Lettera aperta della madre di un gay a Berlusconi
November 2nd, 2010 admin


Signor Presidente vorrei scriverle correttamente come è nel mio stile ma purtroppo non posso perchè di tutto lo sconfinato vocabolario italiano che ho a disposizione l’unica parola che urge sui miei polpastrelli è: si vergogni!
Si vergogni di aver pronunciato quelle parole infamanti verso i gay mentre il paese che lei dovrebbe governare è sommerso dall’immondizia, dal fango, dalla disoccupazione.
Ma forse immondizia, fango e fame sono un prodotto che si addice al suo modo di far politica e le sue battute cercano il consenso di quella parte degli Italiani che vorrebbero imitarla ma non ci riescono.

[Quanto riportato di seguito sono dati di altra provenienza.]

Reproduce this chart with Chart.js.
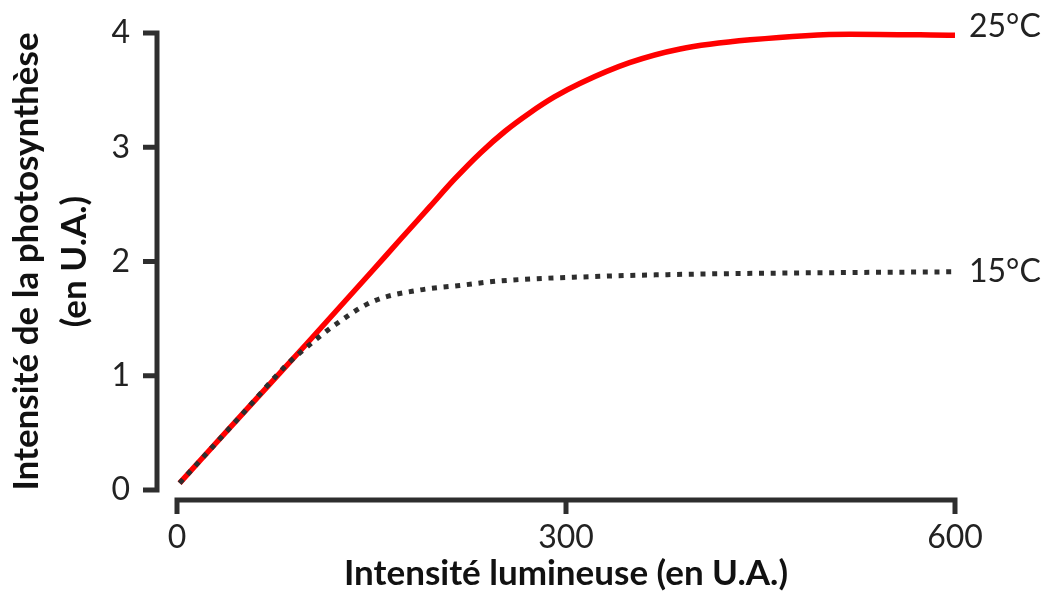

Battute da osteria non da governo!
Se poi per caso lei l’avesse dimenticato andare con le minorenni, come Le è consono, è un reato nel Paese nel quale lei è Presidente del Consiglio.
Ho un figlio gay e ne sono fiera e come me tantissimi genitori lo sono, in barba alle sue dichiarazioni e del consenso che gode presso alcuni parlamentari e presso una parte della Santa Madre Chiesa.
Spero che l’Europa illuminata che ha fatto dei gay motivo di orgoglio sappia sanzionarla laddove io posso solo cercare di non farla rieleggere mai più.